Give the end of the song more space than the chart suggests. In rooms where this song has done significant work, ending too quickly is a mistake. Let the last chorus breathe. Let the congregation have time to be where they are before you move the service forward.
A note for the team behind you (techs, vocalists, band)
For the band: this is a song that requires musical restraint at a level that can be difficult to maintain. The temptation is to add emotional support through musical layering, to add strings, to build the pad, to drive the drums harder in the later section. Some of that building is appropriate, but it should happen slowly and serve the lyric rather than the performance. The most powerful version of this song is the one where the band is so restrained that the congregation's voices become the loudest thing in the room. Work toward that, not away from it.

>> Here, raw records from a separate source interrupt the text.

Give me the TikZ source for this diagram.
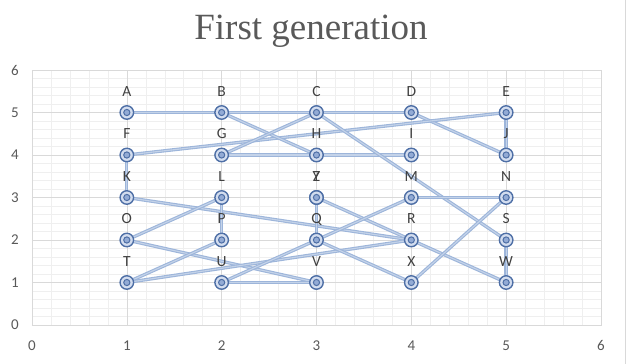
\documentclass[tikz,border=0pt]{standalone}
\usepackage{fontspec}
\setmainfont{Carlito}
\newfontfamily\titlefont{Liberation Serif}
\usetikzlibrary{backgrounds}
\definecolor{lineblue}{HTML}{9DB5DA}
\definecolor{mkring}{HTML}{4E6FA6}
\definecolor{mkfill}{HTML}{D3DDEF}
\definecolor{mkinner}{HTML}{93ABD5}
\definecolor{labgray}{HTML}{404040}
\definecolor{axgray}{HTML}{595959}
\definecolor{majgrid}{HTML}{D9D9D9}
\definecolor{mingrid}{HTML}{EFEFEF}
\begin{document}
\begin{tikzpicture}[x=94.83pt,y=42.5pt,
  mk/.style={circle, draw=mkring, line width=1.4pt, fill=mkfill, minimum size=13.5pt, inner sep=0pt,
    path picture={\draw[mkring, line width=1pt, fill=mkinner] (path picture bounding box.center) circle (3.1pt);}},
  lab/.style={anchor=base, text=labgray, font=\fontsize{15.5}{16}\selectfont, inner sep=0pt},
  axlab/.style={text=axgray, font=\fontsize{15}{16}\selectfont, inner sep=0pt},
  edge/.style={draw=lineblue, line width=1.1pt, double=white!40!lineblue, double distance=1.1pt},
  minorgrid/.style={draw=mingrid, line width=0.5pt},
  majorgrid/.style={draw=majgrid, line width=0.6pt}]
\useasboundingbox (-0.3374,-0.9176) rectangle (6.2851,7.6471);
% markers and labels
\foreach \n/\x/\y in {A/1/5,B/2/5,C/3/5,D/4/5,E/5/5,F/1/4,G/2/4,H/3/4,I/4/4,J/5/4,K/1/3,L/2/3,Y/3/3,M/4/3,N/5/3,O/1/2,P/2/2,Q/3/2,R/4/2,S/5/2,T/1/1,U/2/1,V/3/1,X/4/1,W/5/1}{
  \node[mk] (\n) at (\x,\y) {};
  \node[lab] (l\n) at (\x,\y+0.385) {\n};
}
\node[mk] (Z) at (3,3) {};
\node[lab] (lZ) at (3,3.385) {Z};
% title
\node[anchor=base, text=axgray, font=\titlefont\fontsize{37}{40}\selectfont, inner sep=0pt] (title) at (2.942,6.706) {First generation};
% axis labels
\foreach \v in {0,...,6}{
  \node[axlab, anchor=east] (ay\v) at (-0.137,\v) {\v};
  \node[axlab] (ax\v) at (\v,-0.494) {\v};
}
\begin{scope}[on background layer]
  \draw[minorgrid, xstep=0.2, ystep=0.2] (0,0) grid (6,6);
  \draw[majorgrid, xstep=1, ystep=1] (0,0) grid (6,6);
  \draw[majorgrid] (0,0) rectangle (6,6);
  \draw[majorgrid] (6.254,-0.9176) -- (6.254,7.6471);
  \foreach \a/\b in {A/B,B/C,C/D,E/J,D/J,F/E,B/H,G/C,G/H,H/I,C/S,F/K,K/R,L/O,L/P,Z/R,R/W,Z/Q,O/V,T/P,T/R,U/V,U/Q,Q/M,Q/X,M/N,N/X,S/W}{
    \draw[edge] (\a.center) -- (\b.center);
  }
\end{scope}
\end{tikzpicture}
\end{document}
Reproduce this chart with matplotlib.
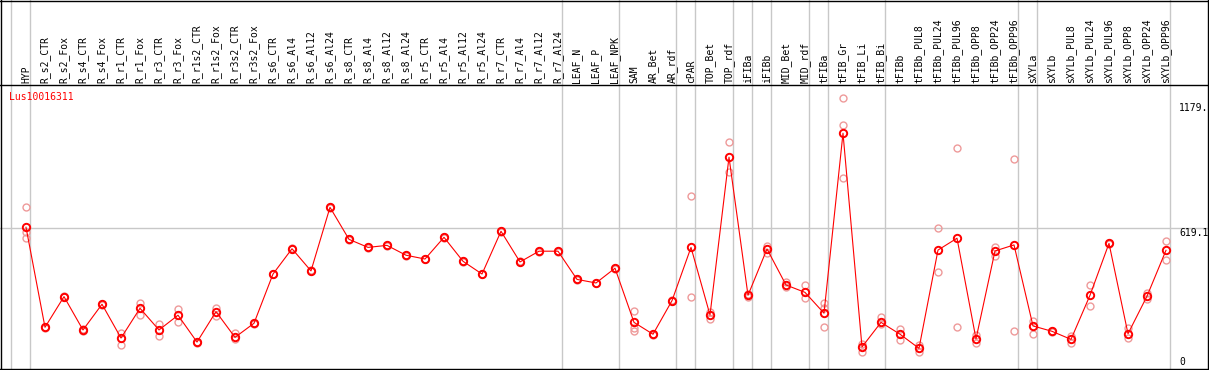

For vocalists: if your lead vocalist is carrying this song, give them the space to do it. Harmony vocals should enter late and leave early, providing support without filling the space that the silence is meant to hold. The dynamic contrast between a single voice and the full vocal team, used deliberately, is one of the most powerful tools available in this song.
For the sound team: this song requires very careful gate and reverb decisions. Too much gate on the vocal and the intimate moments lose their warmth. Too much reverb and the vulnerability becomes diffuse and loses its intimacy. Aim for a mix that sounds like the singer is in the room with the congregation, not elevated above them. Keep the low-end clean and the high-mids present enough that the lyric cuts through without brightness.